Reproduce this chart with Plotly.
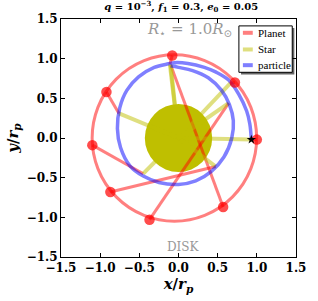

---

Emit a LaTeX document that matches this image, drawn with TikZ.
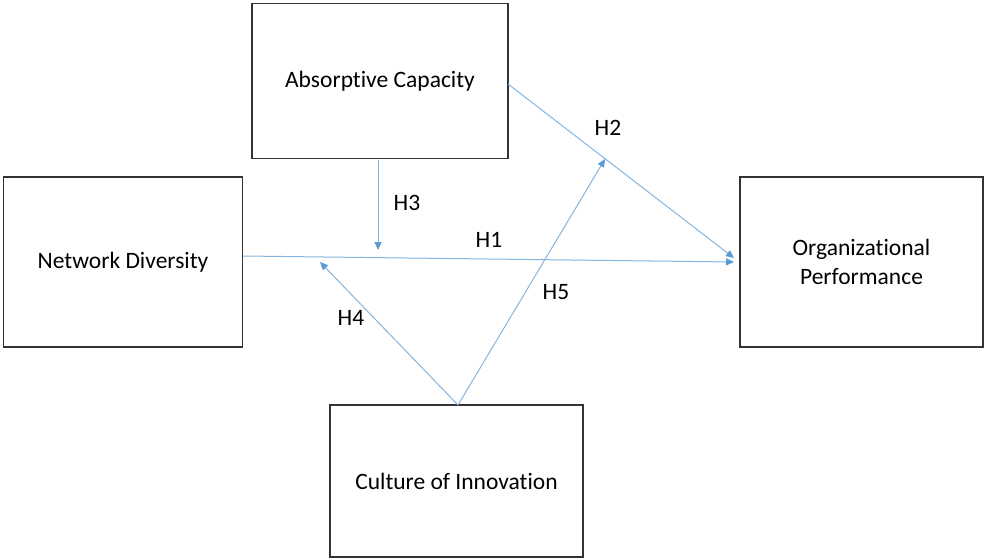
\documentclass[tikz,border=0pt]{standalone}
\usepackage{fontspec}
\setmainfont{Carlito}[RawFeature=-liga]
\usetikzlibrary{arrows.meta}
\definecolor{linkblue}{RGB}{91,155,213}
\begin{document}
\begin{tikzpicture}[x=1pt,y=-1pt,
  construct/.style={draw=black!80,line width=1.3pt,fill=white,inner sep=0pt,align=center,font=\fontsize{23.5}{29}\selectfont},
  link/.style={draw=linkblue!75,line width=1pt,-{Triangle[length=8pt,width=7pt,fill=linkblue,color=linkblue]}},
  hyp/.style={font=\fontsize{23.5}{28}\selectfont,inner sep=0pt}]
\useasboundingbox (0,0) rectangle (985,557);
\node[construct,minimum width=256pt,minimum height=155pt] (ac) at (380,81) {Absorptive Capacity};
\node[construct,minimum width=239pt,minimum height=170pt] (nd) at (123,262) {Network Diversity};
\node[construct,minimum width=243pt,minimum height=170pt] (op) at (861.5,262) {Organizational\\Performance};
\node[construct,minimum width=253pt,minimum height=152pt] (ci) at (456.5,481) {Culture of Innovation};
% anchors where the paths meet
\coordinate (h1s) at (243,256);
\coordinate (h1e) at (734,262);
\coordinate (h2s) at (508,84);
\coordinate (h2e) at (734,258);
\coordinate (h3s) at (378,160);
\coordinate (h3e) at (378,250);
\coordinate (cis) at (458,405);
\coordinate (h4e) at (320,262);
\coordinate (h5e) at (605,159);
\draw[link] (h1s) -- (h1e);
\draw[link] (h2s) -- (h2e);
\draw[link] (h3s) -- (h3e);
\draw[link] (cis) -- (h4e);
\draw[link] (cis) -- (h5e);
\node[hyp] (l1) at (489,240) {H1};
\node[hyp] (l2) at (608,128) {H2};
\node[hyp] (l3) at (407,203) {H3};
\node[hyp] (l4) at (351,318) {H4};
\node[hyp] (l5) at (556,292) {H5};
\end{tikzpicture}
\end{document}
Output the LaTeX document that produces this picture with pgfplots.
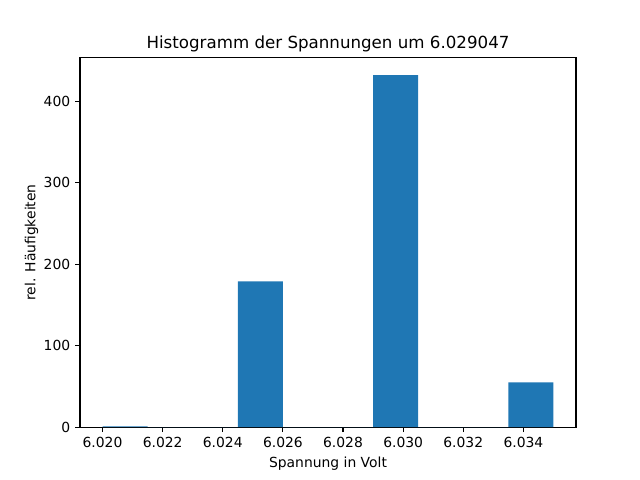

--

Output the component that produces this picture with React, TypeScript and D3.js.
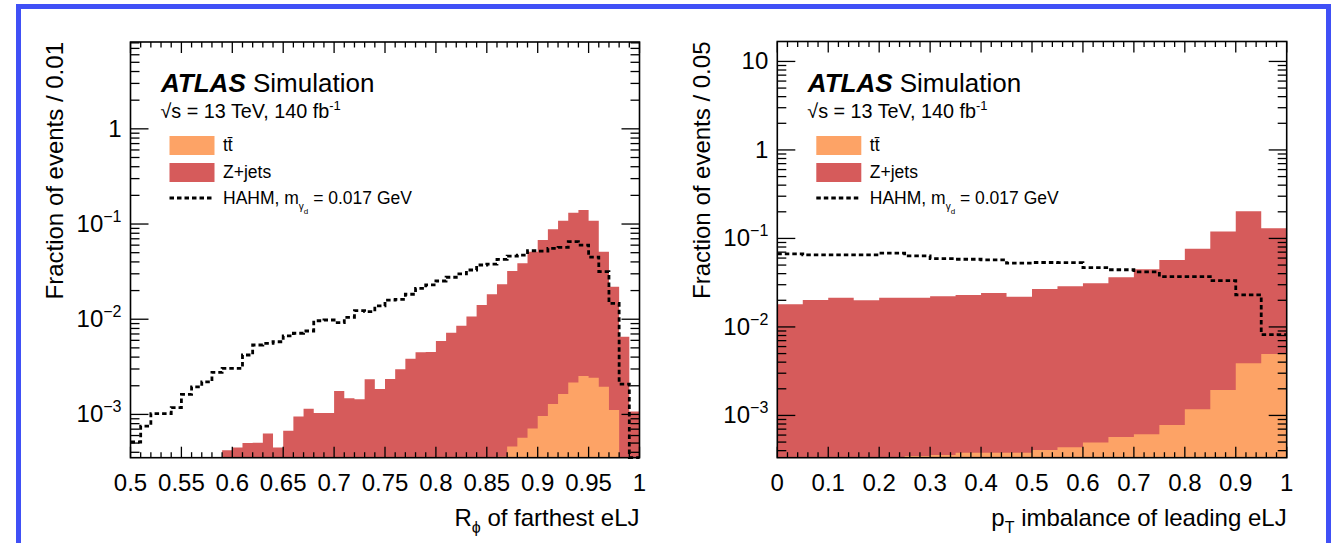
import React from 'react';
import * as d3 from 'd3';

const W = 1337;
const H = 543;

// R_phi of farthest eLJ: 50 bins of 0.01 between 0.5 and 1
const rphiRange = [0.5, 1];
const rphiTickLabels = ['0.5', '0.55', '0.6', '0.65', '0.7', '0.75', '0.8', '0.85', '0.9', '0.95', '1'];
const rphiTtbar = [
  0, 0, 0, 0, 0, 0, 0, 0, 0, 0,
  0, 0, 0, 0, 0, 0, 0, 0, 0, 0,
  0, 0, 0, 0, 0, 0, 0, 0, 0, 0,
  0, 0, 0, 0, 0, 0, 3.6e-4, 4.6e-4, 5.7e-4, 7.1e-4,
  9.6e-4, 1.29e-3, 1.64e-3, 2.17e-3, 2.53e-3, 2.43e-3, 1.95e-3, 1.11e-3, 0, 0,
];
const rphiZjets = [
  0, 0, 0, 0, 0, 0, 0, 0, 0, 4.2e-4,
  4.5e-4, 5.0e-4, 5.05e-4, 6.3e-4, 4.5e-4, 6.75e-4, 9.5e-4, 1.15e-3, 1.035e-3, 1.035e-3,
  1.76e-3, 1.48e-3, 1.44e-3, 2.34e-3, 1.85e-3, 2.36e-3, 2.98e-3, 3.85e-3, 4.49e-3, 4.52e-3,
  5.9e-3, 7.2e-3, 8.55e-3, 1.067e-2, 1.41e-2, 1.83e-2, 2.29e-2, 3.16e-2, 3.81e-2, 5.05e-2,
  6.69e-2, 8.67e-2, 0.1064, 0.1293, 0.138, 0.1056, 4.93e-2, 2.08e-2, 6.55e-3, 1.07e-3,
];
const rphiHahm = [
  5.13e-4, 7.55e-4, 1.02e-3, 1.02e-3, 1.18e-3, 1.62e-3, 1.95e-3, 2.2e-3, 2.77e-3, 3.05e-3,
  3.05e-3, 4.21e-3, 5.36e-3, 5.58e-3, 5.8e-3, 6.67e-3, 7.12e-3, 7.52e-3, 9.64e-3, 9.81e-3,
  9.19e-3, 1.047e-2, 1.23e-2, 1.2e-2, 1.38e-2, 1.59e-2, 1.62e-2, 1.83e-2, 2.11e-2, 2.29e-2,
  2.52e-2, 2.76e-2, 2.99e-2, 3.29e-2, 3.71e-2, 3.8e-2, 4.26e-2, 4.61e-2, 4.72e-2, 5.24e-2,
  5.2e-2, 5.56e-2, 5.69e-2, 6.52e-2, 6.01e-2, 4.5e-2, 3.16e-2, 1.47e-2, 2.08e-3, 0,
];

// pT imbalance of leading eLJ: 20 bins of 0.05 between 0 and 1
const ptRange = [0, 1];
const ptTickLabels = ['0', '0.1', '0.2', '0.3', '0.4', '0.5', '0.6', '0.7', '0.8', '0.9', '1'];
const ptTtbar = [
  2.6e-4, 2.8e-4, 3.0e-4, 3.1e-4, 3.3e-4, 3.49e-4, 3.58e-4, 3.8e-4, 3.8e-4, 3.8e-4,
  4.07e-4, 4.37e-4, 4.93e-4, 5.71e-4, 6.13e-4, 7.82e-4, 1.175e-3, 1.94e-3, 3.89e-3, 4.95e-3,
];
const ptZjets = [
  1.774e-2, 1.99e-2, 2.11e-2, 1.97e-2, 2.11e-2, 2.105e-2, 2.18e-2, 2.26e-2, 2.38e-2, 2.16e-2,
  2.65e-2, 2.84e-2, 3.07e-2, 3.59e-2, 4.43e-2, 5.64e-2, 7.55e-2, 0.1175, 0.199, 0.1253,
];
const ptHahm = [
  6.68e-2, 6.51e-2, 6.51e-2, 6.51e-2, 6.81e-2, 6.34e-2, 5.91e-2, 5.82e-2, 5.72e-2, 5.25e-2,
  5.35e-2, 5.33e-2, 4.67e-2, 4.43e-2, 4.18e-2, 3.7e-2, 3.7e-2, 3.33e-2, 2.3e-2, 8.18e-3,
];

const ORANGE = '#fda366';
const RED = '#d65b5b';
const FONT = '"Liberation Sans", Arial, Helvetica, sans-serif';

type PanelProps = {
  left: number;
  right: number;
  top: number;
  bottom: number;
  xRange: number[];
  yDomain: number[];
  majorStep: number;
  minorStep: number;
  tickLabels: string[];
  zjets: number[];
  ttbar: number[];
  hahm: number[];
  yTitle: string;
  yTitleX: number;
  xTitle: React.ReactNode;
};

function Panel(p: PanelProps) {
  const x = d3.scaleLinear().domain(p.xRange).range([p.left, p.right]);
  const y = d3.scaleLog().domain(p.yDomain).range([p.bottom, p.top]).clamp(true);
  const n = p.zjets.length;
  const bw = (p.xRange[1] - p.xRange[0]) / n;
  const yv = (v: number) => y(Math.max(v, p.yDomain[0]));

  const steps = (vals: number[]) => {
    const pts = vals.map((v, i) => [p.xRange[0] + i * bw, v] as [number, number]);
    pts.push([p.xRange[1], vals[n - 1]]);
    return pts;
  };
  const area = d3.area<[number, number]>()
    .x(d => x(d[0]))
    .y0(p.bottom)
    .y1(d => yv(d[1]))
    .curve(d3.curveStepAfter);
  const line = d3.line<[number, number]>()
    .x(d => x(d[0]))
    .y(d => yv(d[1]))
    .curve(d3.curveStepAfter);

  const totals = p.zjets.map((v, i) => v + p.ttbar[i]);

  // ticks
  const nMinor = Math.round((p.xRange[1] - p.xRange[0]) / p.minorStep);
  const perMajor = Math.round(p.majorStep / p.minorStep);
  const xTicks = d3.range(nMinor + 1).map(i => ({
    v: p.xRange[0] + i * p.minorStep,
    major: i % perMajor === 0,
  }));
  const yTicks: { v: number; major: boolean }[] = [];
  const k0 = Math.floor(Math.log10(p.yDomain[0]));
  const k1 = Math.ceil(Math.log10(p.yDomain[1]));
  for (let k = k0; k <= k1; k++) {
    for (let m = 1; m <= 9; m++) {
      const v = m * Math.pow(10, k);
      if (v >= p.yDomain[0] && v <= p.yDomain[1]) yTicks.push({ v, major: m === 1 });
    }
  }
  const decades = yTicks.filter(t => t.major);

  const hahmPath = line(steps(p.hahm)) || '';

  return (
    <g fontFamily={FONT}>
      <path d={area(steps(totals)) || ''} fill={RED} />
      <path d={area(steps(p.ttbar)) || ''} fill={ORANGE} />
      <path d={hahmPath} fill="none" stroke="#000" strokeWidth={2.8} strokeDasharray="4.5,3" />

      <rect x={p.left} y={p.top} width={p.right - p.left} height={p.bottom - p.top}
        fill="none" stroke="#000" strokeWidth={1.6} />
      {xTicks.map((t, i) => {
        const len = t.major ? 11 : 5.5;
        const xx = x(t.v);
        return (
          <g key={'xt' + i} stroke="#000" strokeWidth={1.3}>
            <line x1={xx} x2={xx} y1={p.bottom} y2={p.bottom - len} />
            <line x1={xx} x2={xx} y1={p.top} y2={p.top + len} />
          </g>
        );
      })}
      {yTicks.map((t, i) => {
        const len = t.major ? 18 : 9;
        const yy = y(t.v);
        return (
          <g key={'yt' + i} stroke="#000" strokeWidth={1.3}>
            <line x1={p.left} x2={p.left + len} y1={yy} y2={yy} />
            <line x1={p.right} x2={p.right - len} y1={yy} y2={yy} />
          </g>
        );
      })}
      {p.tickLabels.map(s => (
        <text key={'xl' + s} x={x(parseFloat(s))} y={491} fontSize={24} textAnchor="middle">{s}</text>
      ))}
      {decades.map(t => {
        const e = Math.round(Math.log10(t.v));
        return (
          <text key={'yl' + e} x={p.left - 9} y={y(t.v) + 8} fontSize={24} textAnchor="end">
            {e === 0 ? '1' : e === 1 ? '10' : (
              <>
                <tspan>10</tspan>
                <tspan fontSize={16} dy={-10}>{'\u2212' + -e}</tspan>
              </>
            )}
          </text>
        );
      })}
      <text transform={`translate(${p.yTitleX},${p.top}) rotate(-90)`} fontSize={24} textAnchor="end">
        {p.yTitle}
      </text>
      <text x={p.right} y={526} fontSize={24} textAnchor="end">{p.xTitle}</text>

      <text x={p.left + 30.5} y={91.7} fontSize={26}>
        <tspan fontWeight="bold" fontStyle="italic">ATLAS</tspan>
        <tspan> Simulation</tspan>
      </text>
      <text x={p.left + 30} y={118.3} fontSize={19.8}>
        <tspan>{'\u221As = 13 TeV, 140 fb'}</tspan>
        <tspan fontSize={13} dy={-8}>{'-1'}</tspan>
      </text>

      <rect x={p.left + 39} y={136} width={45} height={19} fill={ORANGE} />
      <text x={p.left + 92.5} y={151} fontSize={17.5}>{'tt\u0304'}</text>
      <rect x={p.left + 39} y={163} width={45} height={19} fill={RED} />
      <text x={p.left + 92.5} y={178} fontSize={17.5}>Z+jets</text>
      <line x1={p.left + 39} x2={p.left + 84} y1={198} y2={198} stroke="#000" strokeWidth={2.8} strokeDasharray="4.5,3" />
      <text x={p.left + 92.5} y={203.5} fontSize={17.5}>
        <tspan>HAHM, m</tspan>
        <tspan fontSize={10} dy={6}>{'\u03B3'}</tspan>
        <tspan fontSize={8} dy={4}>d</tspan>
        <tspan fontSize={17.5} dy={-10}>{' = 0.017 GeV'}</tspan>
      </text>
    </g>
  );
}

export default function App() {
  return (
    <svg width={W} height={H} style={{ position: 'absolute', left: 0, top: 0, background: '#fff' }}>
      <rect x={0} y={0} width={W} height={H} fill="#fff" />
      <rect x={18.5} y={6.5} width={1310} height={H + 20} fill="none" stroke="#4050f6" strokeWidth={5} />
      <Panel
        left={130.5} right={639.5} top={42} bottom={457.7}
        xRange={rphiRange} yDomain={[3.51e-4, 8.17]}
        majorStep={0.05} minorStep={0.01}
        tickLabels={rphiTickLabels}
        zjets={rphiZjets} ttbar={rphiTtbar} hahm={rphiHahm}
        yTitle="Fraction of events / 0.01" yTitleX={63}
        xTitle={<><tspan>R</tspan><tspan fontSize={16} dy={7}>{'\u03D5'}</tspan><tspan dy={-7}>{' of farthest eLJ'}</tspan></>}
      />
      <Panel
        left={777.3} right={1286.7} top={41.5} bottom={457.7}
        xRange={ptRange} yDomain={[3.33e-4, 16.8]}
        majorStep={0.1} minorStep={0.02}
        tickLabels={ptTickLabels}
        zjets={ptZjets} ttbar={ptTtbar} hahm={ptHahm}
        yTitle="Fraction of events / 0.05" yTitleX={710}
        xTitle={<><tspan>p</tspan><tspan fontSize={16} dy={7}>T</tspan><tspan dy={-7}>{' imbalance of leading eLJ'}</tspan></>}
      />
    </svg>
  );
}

### GIVEN REQUEST
Gather up, from the records above, each line where the word "Output" appears.

### IN RESPONSE
Output the LaTeX document that produces this picture with pgfplots.
Output the component that produces this picture with React, TypeScript and D3.js.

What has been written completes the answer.